Ketika itu Presiden Soeharto meminta kepada Paku Buwono XII untuk melakukan kirab pusaka dengan tujuan agar bangsa Indonesia terhindar dari bencana. Kendati demikian, menurut Tundjung, semua mitos yang berkembang dan diyakini orang Jawa substansinya adalah pengendalian diri.

"Semua mitos tentang malem Suro adalah pantangan untuk bersenang-senang. Tuntunan yang diwarisi dari para leluhur adalah sebuah cipta rasa dan karsa bagaimana terjadinya penanggalan Jawa yang merupakan penggabungan kalender Islam dengan Jawa (Hindu)," kata Tundjung.

Terkait kenapa malam 1 Suro tidak boleh keluar rumah, Tundjung menjelaskan, larangan itu juga merupakan salah satu mitos yang diyakini masyarakat Jawa. "Itu juga sebuah mitos. Disarankan lebih baik tidak keluar rumah jika tidak perlu," kata Tundjung.

Legitimasinya adalah, kalau keluar rumah akan sial karena diyakini akan bertemu dengan pasukan dari Nyi Roro Kidul (Ratu Pantai Selatan) yang tengah menuju ke keraton atau ke Gunung Merapi.

"Zaman dahulu setiap malem Suro auranya mistis karena berbagai mitos pantangan keluar rumah itu," ungkap Tundjung. Namun, mitos ini justru berbanding terbalik dengan tradisi keraton yang menggelar kirab di tengah malam hari.

Menurut Tundjung, tradisi ini ada kaitannya dengan perjanjian yang dikenal dengan perjanjian Abiproyo, yaitu perjanjian antara Panembahan Senopati (Raja Mataram) dengan Nyai Roro Kidul.
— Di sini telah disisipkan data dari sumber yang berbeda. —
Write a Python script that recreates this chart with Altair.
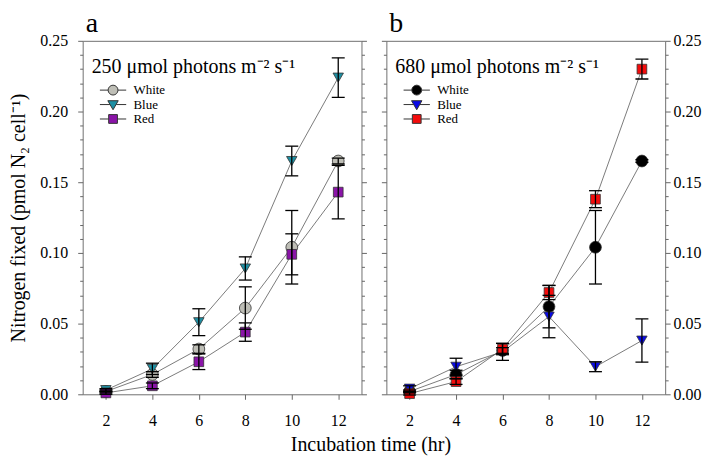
import altair as alt
import pandas as pd

FONT = "Liberation Serif"

times = [2, 4, 6, 8, 10, 12]
series = ["White", "Blue", "Red"]

# Panel a: 250 umol photons m-2 s-1
a_white = [0.002, 0.014, 0.032, 0.061, 0.104, 0.165]
a_white_err = [0.001, 0.002, 0.003, 0.015, 0.026, 0.002]
a_blue = [0.003, 0.018, 0.051, 0.089, 0.165, 0.224]
a_blue_err = [0.001, 0.004, 0.0095, 0.0082, 0.0105, 0.014]
a_red = [0.001, 0.006, 0.023, 0.044, 0.099, 0.143]
a_red_err = [0.001, 0.002, 0.0055, 0.0065, 0.0145, 0.019]

# Panel b: 680 umol photons m-2 s-1
b_white = [0.002, 0.014, 0.031, 0.062, 0.104, 0.165]
b_white_err = [0.001, 0.003, 0.002, 0.015, 0.026, 0.001]
b_blue = [0.004, 0.0195, 0.030, 0.055, 0.0195, 0.038]
b_blue_err = [0.002, 0.006, 0.006, 0.015, 0.0035, 0.0153]
b_red = [0.0005, 0.009, 0.032, 0.072, 0.138, 0.230]
b_red_err = [0.001, 0.002, 0.004, 0.005, 0.006, 0.007]

a_colors = ["#BEBEB6", "#1E8FA3", "#8A14A8"]
b_colors = ["#000000", "#0A0AE6", "#F40C0C"]

x_ticks = [2, 4, 6, 8, 10, 12]
y_ticks = [round(0.01 * i, 2) for i in range(26)]

shapes = ["circle", "triangle-down", "square"]
sizes = [140, 110, 95]
legend_paths = [
    "M-2.4,0L-0.9,0M0.9,0L2.4,0M0.9,0A0.9,0.9,0,1,1,-0.9,0A0.9,0.9,0,1,1,0.9,0Z",
    "M-2.4,0L-0.57,0M0.57,0L2.4,0M-0.95,-0.7L0.95,-0.7L0,0.95Z",
    "M-2.4,0L-0.8,0M0.8,0L2.4,0M-0.8,-0.8L0.8,-0.8L0.8,0.8L-0.8,0.8Z",
]


def build_df(means, errs):
    rows = []
    for name, m_list, e_list in zip(series, means, errs):
        for t, m, e in zip(times, m_list, e_list):
            rows.append(dict(time=t, value=m, lo=m - e, hi=m + e, light=name))
    return pd.DataFrame(rows)


df_a = build_df([a_white, a_blue, a_red], [a_white_err, a_blue_err, a_red_err])
df_b = build_df([b_white, b_blue, b_red], [b_white_err, b_blue_err, b_red_err])

major = "round(datum.value * 100) % 5 == 0"
tick_size = {"condition": {"test": major, "value": 5}, "value": 3}

xs = alt.Scale(domain=[1, 13], nice=False, zero=False)
ys = alt.Scale(domain=[0, 0.25], nice=False, zero=False)

x_axis = alt.Axis(values=x_ticks, format="d", labelFont=FONT, labelFontSize=16,
                  labelColor="black", labelPadding=13, tickSize=5, tickColor="#666",
                  domain=False, grid=False, title=None)


def y_axis_labels(orient, pad, title=None):
    kw = dict(orient=orient, values=y_ticks,
              labelExpr=f"{major} ? format(datum.value, '.2f') : ''",
              labelOverlap=False, labelFont=FONT, labelFontSize=16, labelColor="black",
              labelPadding=pad, tickSize=tick_size, tickColor="#666", domain=False,
              grid=False)
    if title:
        kw.update(title=title, titleFont=FONT, titleFontSize=20, titleFontWeight="normal",
                  titleColor="black", titlePadding=11)
    else:
        kw.update(title=None)
    return alt.Axis(**kw)


def y_axis_ticks(orient):
    return alt.Axis(orient=orient, values=y_ticks, labels=False, tickSize=tick_size,
                    tickColor="#666", domain=False, grid=False, title=None)


def make_panel(df, colors, legend_title, letter, left_axis, right_axis):
    X = alt.X("time:Q", scale=xs, axis=x_axis)
    base = alt.Chart(df)
    lines = base.mark_line(color="#5a5a5a", strokeWidth=0.8).encode(
        x=X, y=alt.Y("value:Q", scale=ys, axis=left_axis), detail="light:N", order="time:Q")
    pts = []
    for name, shp, sz, col in zip(series, shapes, sizes, colors):
        pts.append(base.transform_filter(alt.datum.light == name).mark_point(
            shape=shp, size=sz, filled=True, fill=col, stroke="#333", strokeWidth=0.8,
            opacity=1).encode(x=X, y=alt.Y("value:Q", scale=ys, axis=None)))
    rules = base.mark_rule(color="black", strokeWidth=1.3).encode(
        x=X, y=alt.Y("lo:Q", scale=ys, axis=right_axis), y2="hi:Q")
    cap_lo = base.mark_tick(orient="horizontal", color="black", size=13, thickness=1.3,
                            opacity=1).encode(x=X, y=alt.Y("lo:Q", scale=ys, axis=None))
    cap_hi = base.mark_tick(orient="horizontal", color="black", size=13, thickness=1.3,
                            opacity=1).encode(x=X, y=alt.Y("hi:Q", scale=ys, axis=None))
    leg = alt.Legend(title=legend_title, orient="none", legendX=9, legendY=16, padding=0,
                     titleFont=FONT, titleFontSize=20, titleFontWeight="normal",
                     titleColor="black", titlePadding=7, titleLimit=400,
                     labelFont=FONT, labelFontSize=13, labelColor="black",
                     symbolOffset=15, labelOffset=14, rowPadding=0.5,
                     symbolStrokeWidth=1, symbolSize=121)
    legend_layer = base.transform_filter("false").mark_point(
        filled=True, size=121, stroke="#333", strokeWidth=1, opacity=1).encode(
        x=X, y=alt.Y("value:Q", scale=ys, axis=None),
        shape=alt.Shape("light:N", scale=alt.Scale(domain=series, range=legend_paths), legend=leg),
        fill=alt.Fill("light:N", scale=alt.Scale(domain=series, range=colors), legend=leg))
    return alt.layer(lines, *pts, rules, cap_lo, cap_hi, legend_layer).resolve_scale(
        y="independent").properties(
        width=280, height=355,
        title=alt.TitleParams(letter, anchor="start", frame="group", fontSize=28, font=FONT,
                              fontWeight="normal", color="black", offset=-5, dx=3))


panel_a = make_panel(df_a, a_colors, "250 μmol photons m⁻² s⁻¹", "a",
                     y_axis_labels("left", 10, "Nitrogen fixed (pmol N₂ cell⁻¹)"),
                     y_axis_ticks("right"))
panel_b = make_panel(df_b, b_colors, "680 μmol photons m⁻² s⁻¹", "b",
                     y_axis_ticks("left"), y_axis_labels("right", 3))

chart = alt.hconcat(panel_a, panel_b, spacing=13).resolve_scale(
    shape="independent", fill="independent"
).resolve_legend(
    shape="independent", fill="independent"
).properties(
    padding={"left": 0, "right": 0, "top": 0, "bottom": 0},
    title=alt.TitleParams("Incubation time (hr)", orient="bottom", anchor="middle",
                          fontSize=20, font=FONT, fontWeight="normal", color="black",
                          offset=6, dx=16)
).configure_view(stroke="#707070", strokeWidth=1)

chart.save("out.html", embed_options={"renderer": "svg", "actions": False})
Disebutkan bahwa Nyai Roro Kidul akan membantu Kerajaan Mataram dari musuh-musuhnya.

"Maka, ketika masyarakat Jawa malam Suro itu ke keraton dianggap sebagai kawula Mataram yang akan terlindungi dari marabahaya dibandingkan jika hanya keluar rumah tanpa tujuan," tandas Tundjung.